Chávez claims that he broke diplomatic relations with Colombia for reasons of "national dignity." But if Colombia were making false accusations against Venezuela, the obvious choice would be to invite OAS observers to rebut Colombia's lies. Instead, by breaking ties with Bogotá and charging that Venezuela is the victim of an international conspiracy, Chávez chose his usual route of bluster and threats over transparency.

Don't expect Colombia to back down. The country's incoming president, Juan Manuel Santos, will continue the international diplomatic offensive against the Chávez government that his precessor launched at the OAS.

Colombian officials have a few strong options. They have said that Bogotá could bring charges against Chávez's government at the International Criminal Court, since the documented FARC attacks on Colombia launched from Venezuela resulted in the deaths of many innocent civilians. Colombia could also take its case to the U.N. Security Council. There is no doubt that the Chávez regime is violating more than a dozen OAS and U.N. resolutions and treaties that call on states to support democracy, battle international drug traffickers and terrorists, and avoid interfering in the affairs of other countries.

Will Colombia's strategy work? Experience has taught the country's leaders that the FARC and its supporters never negotiate in good faith, and the best defense against them is a robust and sustained military and diplomatic campaign.

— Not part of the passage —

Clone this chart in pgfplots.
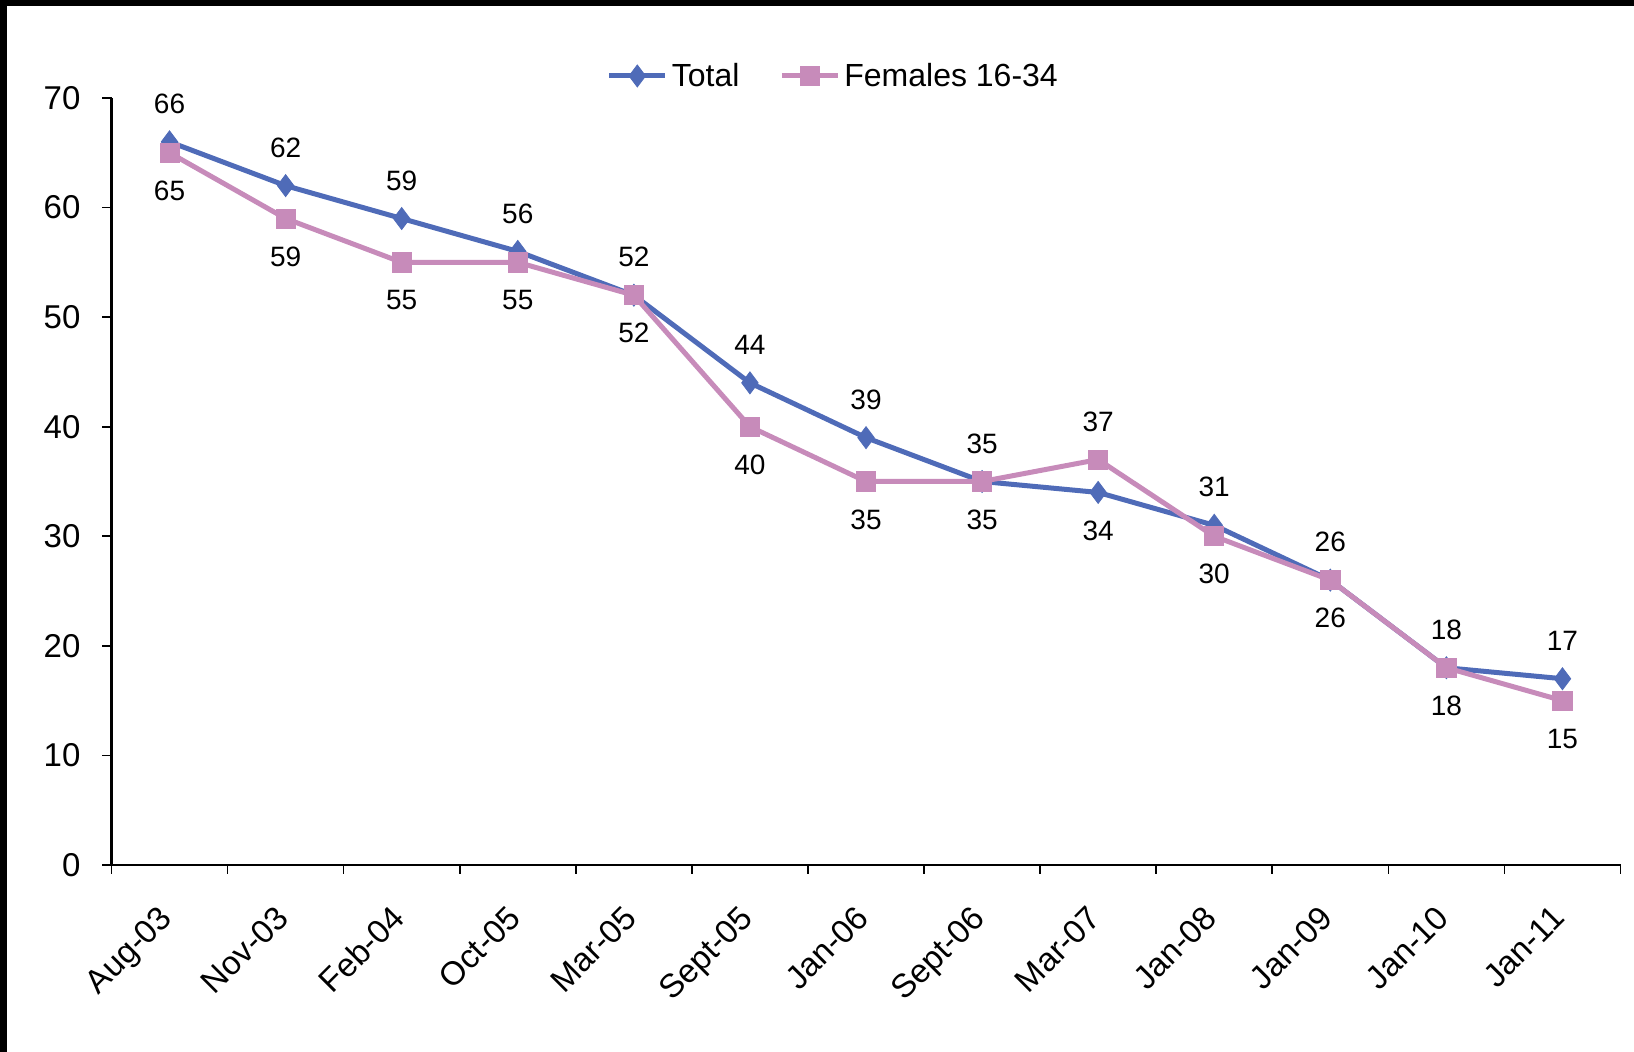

This conflict is not a normal border dispute between two peaceful neighbors. Under Chávez's increasingly authoritarian regime, Venezuela has become a supporter of terrorists and a growing threat to its neighbors. Colombia is an embattled but thriving democracy that has made great strides in respect for human rights and freedom. Colombians deserves the support of the democratic nations of this hemisphere.